When a company generates a great deal of confidence in its ability to generate wealth, and it desires to monetize a new project, the company may chose to sell stocks. In order to do this the company prints the stocks and puts them on the market. Because there is high confidence in the company, the value of stocks in the company will not fall. However, if the company exceeds the market's confidence in the company to return on such investment, the value of stocks in the company will fall. If the value falls the company may not be able to raise money for its new project. Stock holders, both current and potential, have a say in what projects a company and its management team may undertake.

Note how new stocks are created. They are simply printed and offered for sale.

Similarly, a company may buy back stocks in order to reduce supply and maintain the stock's value. A company will do this in order to maintain market confidence in its stock, and thus preserve the stocks leverage for monetizing future projects.

Now look at the U.S. system for managing dollars. It is very different. A dollar is never issued without an instrument for doing so. The most common perhaps being treasury bonds. As a prerequisit for issuing new dollars treasury bonds are sold. Such a treasury bonds earn interest. Hence, when the U.S. distributes new dollars it actually reduces the number of dollars available, as it has promised to return to another party more dollars than it printed. We call this promise, this obligation, debt.

Such a system is a 'run away' system as debt will always exceed the money distributed. This guarantees that in the long run that more money must be printed, in turn more debt generated. Taxing the populace that happens to own dollars does not change this equation, and in fact makes the situation worse as the tax burden causes the economy to contract.

So in point of fact the current system fails to be able to expand the money supply as the economy expands. It is analogous to a gold standard where for completely artificial reasons the onerous of the distribution of wealth is transferred to the gold suppliers. In this case for completely artificial reasons there is a delayed onerous of the distribution of wealth falling upon the buyers of the treasury bonds.

Imagine what would happen to companies if they identified all stocks sales with debt? Equity would cease to exist, and the only form of financing would be debt financing.

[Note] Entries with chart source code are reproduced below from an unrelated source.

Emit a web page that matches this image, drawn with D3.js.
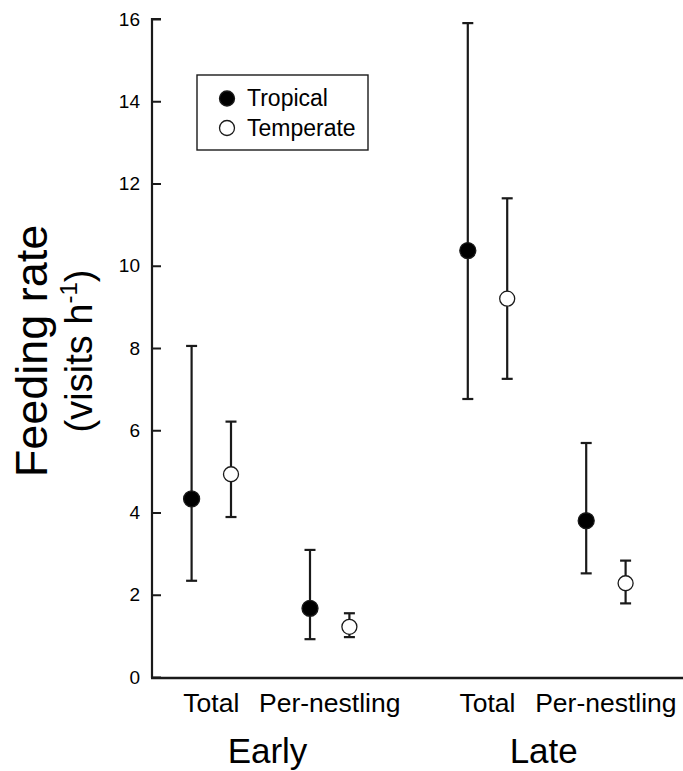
<!DOCTYPE html>
<html>
<head>
<meta charset="utf-8">
<script src="https://cdn.jsdelivr.net/npm/d3@7"></script>
<style>
  body { margin: 0; background: #fff; }
  svg { display: block; font-family: Arial, "Liberation Sans", sans-serif; }
</style>
</head>
<body>
<div id="chart"></div>
<script>
// data (order: Early Total, Early Per-nestling, Late Total, Late Per-nestling)
var periods = ["Early", "Late"];
var measures = ["Total", "Per-nestling"];
var series = ["Tropical", "Temperate"];
var yTicks = [0, 2, 4, 6, 8, 10, 12, 14, 16];

var tropicalMean = [4.33, 1.67, 10.37, 3.80];
var tropicalLow  = [2.34, 0.92, 6.76, 2.52];
var tropicalHigh = [8.05, 3.09, 15.90, 5.69];

var temperateMean = [4.93, 1.22, 9.20, 2.28];
var temperateLow  = [3.89, 0.97, 7.25, 1.79];
var temperateHigh = [6.21, 1.55, 11.64, 2.83];

var svgWidth = 683;
var svgHeight = 771;
var axisLeft = 152;
var ink = "#1a1a1a";

var svg = d3.select("#chart")
  .append("svg")
  .attr("width", svgWidth)
  .attr("height", svgHeight);

// scales
var yScale = d3.scaleLinear().domain([0, 16]).range([677, 19]);
var periodScale = d3.scalePoint().domain(periods).range([270.5, 546.7]);
var measureScale = d3.scalePoint().domain(measures).range([-59.2, 59.2]);
var seriesScale = d3.scalePoint().domain(series).range([-19.7, 19.7]);

// flatten into points
var points = [];
var means = [tropicalMean, temperateMean];
var lows = [tropicalLow, temperateLow];
var highs = [tropicalHigh, temperateHigh];
series.forEach(function(s, si) {
  periods.forEach(function(p, pi) {
    measures.forEach(function(m, mi) {
      var k = pi * measures.length + mi;
      points.push({
        series: s, period: p, measure: m,
        mean: means[si][k], low: lows[si][k], high: highs[si][k]
      });
    });
  });
});
function xPos(d) {
  return periodScale(d.period) + measureScale(d.measure) + seriesScale(d.series);
}

// y axis (ticks point inward)
var leftAxis = d3.axisRight(yScale).tickValues(yTicks).tickSize(9).tickFormat(d3.format("d"));
var yAxisG = svg.append("g")
  .attr("transform", "translate(" + axisLeft + ",0)")
  .call(leftAxis);
yAxisG.select(".domain").attr("stroke", ink).attr("stroke-width", 2.2)
  .attr("d", "M9," + yScale(16) + "H0V" + (yScale(0) + 1));
yAxisG.selectAll(".tick line").attr("stroke", ink).attr("stroke-width", 2);
yAxisG.selectAll(".tick text")
  .attr("x", -12)
  .attr("text-anchor", "end")
  .attr("fill", "#000")
  .style("font-size", "19px");

// x axis line
svg.append("line")
  .attr("x1", axisLeft - 1).attr("x2", svgWidth)
  .attr("y1", yScale(0) + 1).attr("y2", yScale(0) + 1)
  .attr("stroke", ink).attr("stroke-width", 2.4);

// category labels
periods.forEach(function(p) {
  measures.forEach(function(m) {
    svg.append("text")
      .attr("x", periodScale(p) + measureScale(m))
      .attr("y", 712)
      .attr("text-anchor", "middle")
      .style("font-size", "26.5px")
      .text(m);
  });
  svg.append("text")
    .attr("x", periodScale(p) - 3)
    .attr("y", 763)
    .attr("text-anchor", "middle")
    .style("font-size", "35px")
    .text(p);
});

// y axis title
svg.append("text")
  .attr("transform", "translate(47,351) rotate(-90)")
  .attr("text-anchor", "middle")
  .style("font-size", "45px")
  .text("Feeding rate");
var sub = svg.append("text")
  .attr("transform", "translate(92,351) rotate(-90)")
  .attr("text-anchor", "middle")
  .style("font-size", "38px");
sub.append("tspan").text("(visits h");
sub.append("tspan").attr("dy", -15).style("font-size", "24px").text("-1");
sub.append("tspan").attr("dy", 15).text(")");

// error bars
var capHalf = 5.5;
var bars = svg.append("g").selectAll("g.bar")
  .data(points)
  .enter()
  .append("g")
  .attr("stroke", ink)
  .attr("stroke-width", 2.2);
bars.append("line")
  .attr("x1", xPos).attr("x2", xPos)
  .attr("y1", function(d) { return yScale(d.low); })
  .attr("y2", function(d) { return yScale(d.high); });
bars.append("line")
  .attr("x1", function(d) { return xPos(d) - capHalf; })
  .attr("x2", function(d) { return xPos(d) + capHalf; })
  .attr("y1", function(d) { return yScale(d.high); })
  .attr("y2", function(d) { return yScale(d.high); });
bars.append("line")
  .attr("x1", function(d) { return xPos(d) - capHalf; })
  .attr("x2", function(d) { return xPos(d) + capHalf; })
  .attr("y1", function(d) { return yScale(d.low); })
  .attr("y2", function(d) { return yScale(d.low); });

// markers
svg.append("g").selectAll("circle")
  .data(points)
  .enter()
  .append("circle")
  .attr("cx", xPos)
  .attr("cy", function(d) { return yScale(d.mean); })
  .attr("r", function(d) { return d.series === "Tropical" ? 8 : 7.5; })
  .attr("fill", function(d) { return d.series === "Tropical" ? "#000" : "#fff"; })
  .attr("stroke", ink)
  .attr("stroke-width", 1.3);

// legend
var legend = svg.append("g").attr("transform", "translate(197,75)");
legend.append("rect")
  .attr("x", 0).attr("y", 0)
  .attr("width", 171).attr("height", 75)
  .attr("fill", "#fff")
  .attr("stroke", ink)
  .attr("stroke-width", 1.4);
series.forEach(function(s, i) {
  legend.append("circle")
    .attr("cx", 30).attr("cy", 23.5 + i * 29.5)
    .attr("r", 7.5)
    .attr("fill", i === 0 ? "#000" : "#fff")
    .attr("stroke", ink)
    .attr("stroke-width", 1.3);
  legend.append("text")
    .attr("x", 50).attr("y", 31 + i * 29.5)
    .style("font-size", "23px")
    .text(s);
});
</script>
</body>
</html>
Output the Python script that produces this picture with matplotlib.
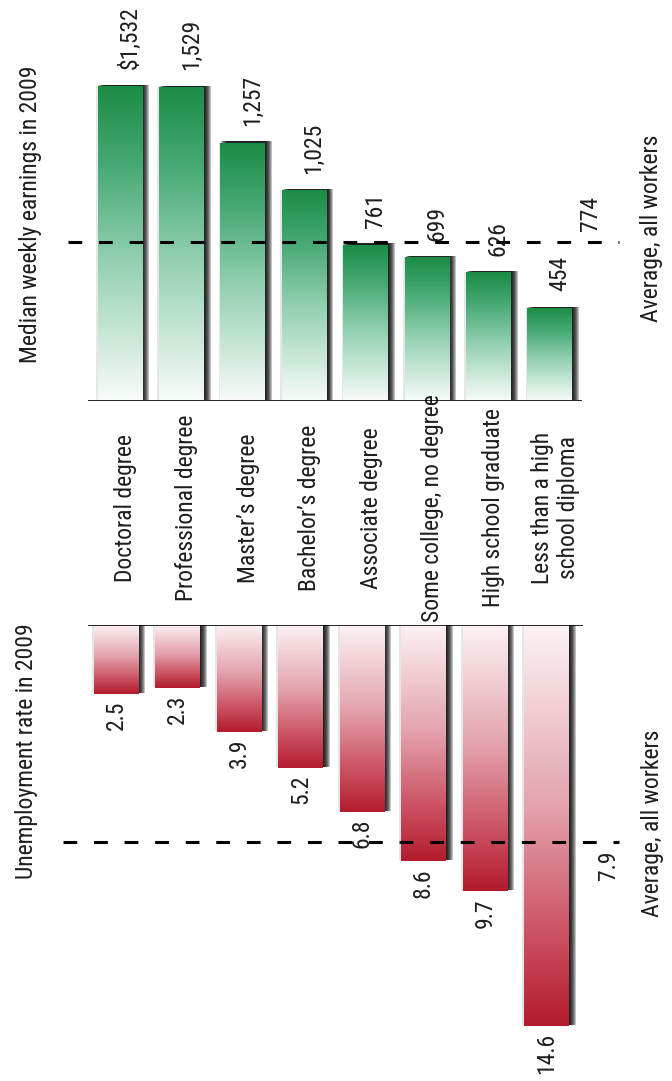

Ownership of a company would only occur upon liquidation, and liquidation would occur at a point of contraction for the company when it defaulted on its loan payments. Hence corporations would expand forever or borrow money to pay for debt services at the very times there is low confidence in the company . so terms will be bad. Such companies will quickly be controlled by banks rather than corporate owners. It is an interesting model, a very different one, a much less stable one.

It follows that the U.S. should be doing the same thing with its equity as companies do. When the economy is expanding and confidence increases in the dollar, the U.S. should print more money at an equal rate so that the value of the dollar remains constant . without selling debt instruments. It should use these dollars to buy current debt back and to purchase government services.

Note, taxes play no role in such a system, and are not needed. This is analogous to the way we capitalize companies without requiring continuous payment from stock holders.